The kitchen is an experiment in family living gone right. A granite-topped island stands in the middle of the great room and offers what modern cooks dream of. A centrally placed Wolf stove is flanked by a handy stainless steel sink and expansive storage and counter space that could easily accommodate a half-dozen "assistants" that seem forever drawn to hover in the kitchen no matter what other seating is offered. More Wolf and Sub-Zero appliances including a trendy wine cooler are recessed into the white wainscoted cabinetry.

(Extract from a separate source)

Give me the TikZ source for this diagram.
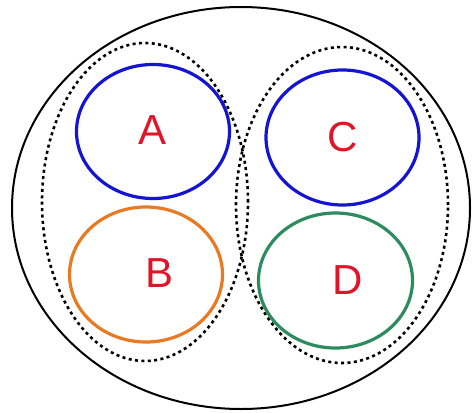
\documentclass[tikz,border=0pt]{standalone}
\usepackage{fontspec}
\setmainfont{Liberation Sans}
\usetikzlibrary{shapes.geometric}
\definecolor{setblue}{RGB}{20,20,210}
\definecolor{setorange}{RGB}{232,122,35}
\definecolor{setgreen}{RGB}{45,140,95}
\definecolor{setred}{RGB}{225,20,40}
\begin{document}
\begin{tikzpicture}[x=1pt,y=-1pt,
  ring/.style={ellipse,draw,inner sep=0pt,line width=#1},
  outerring/.style={ring=2pt,draw=black},
  groupring/.style={ring=2.6pt,draw=black,dash pattern=on 3pt off 3.4pt},
  setring/.style={ring=3.2pt,draw=#1},
  setlabel/.style={text=setred,font=\fontsize{42}{42}\selectfont,inner sep=0pt}]
\useasboundingbox (0,0) rectangle (473,412);
\node[outerring,minimum width=458pt,minimum height=402pt] (outer) at (241,208) {};
\node[groupring,minimum width=206pt,minimum height=318pt] (left) at (145,202) {};
\node[groupring,minimum width=212pt,minimum height=316pt] (right) at (342,205) {};
\node[setring=setblue,minimum width=153pt,minimum height=134pt] (A) at (153,131.5) {};
\node[setring=setblue,minimum width=153pt,minimum height=135pt] (C) at (342.5,137.5) {};
\node[setring=setorange,minimum width=153pt,minimum height=135pt] (B) at (146,274.5) {};
\node[setring=setgreen,minimum width=154pt,minimum height=135pt] (D) at (335.5,280.5) {};
\node[setlabel] (lA) at (153,130) {A};
\node[setlabel] (lC) at (343,137) {C};
\node[setlabel] (lB) at (160,273) {B};
\node[setlabel] (lD) at (348,280) {D};
\end{tikzpicture}
\end{document}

Within easy reach of the chef's omelet pan is a breakfast nook with sliding-door access to the side courtyard — an easy reach to excuse the family pet while still maintaining a hand on the coffee cup and newspaper.
The southern end of the great room is the hub of the family room and is flooded with sunshine and a view of the backyard — in this case a straight shot of the harbor and boats bobbing in the marina. A large-screened TV and stereo with surround sound are subtly hidden behind custom mahogany paneling.
Four bedrooms are upstairs and, yes, the master overlooks the owner's yacht. The adjoining master bathroom is an impressive travertine and marble masterpiece, a showplace really, that the thoughtful builder didn't ignore.
A smaller suite with attached bath and two other bright bedrooms are down the hall. The fourth bathroom's rich granite, travertine and tile's design exude expense, seemingly generous for a guest bathroom, rounding out the elegant air that no expense was spared in this home.
The household's tour ends back in the foyer where the family's key decisions might be made. Take out the big boat and head to the islands, paddle around the neighborhood in the kayaks; cruise the harbor in the electric boat; or heed the advice from Otis Redding and just sit by the dock on the bay and watch time pass away.
The only one who might feel out of place in this boat dock home is the family's SUV who yearns for a long run on a city-clogged freeway, a fading memory to most waterfront homeowners.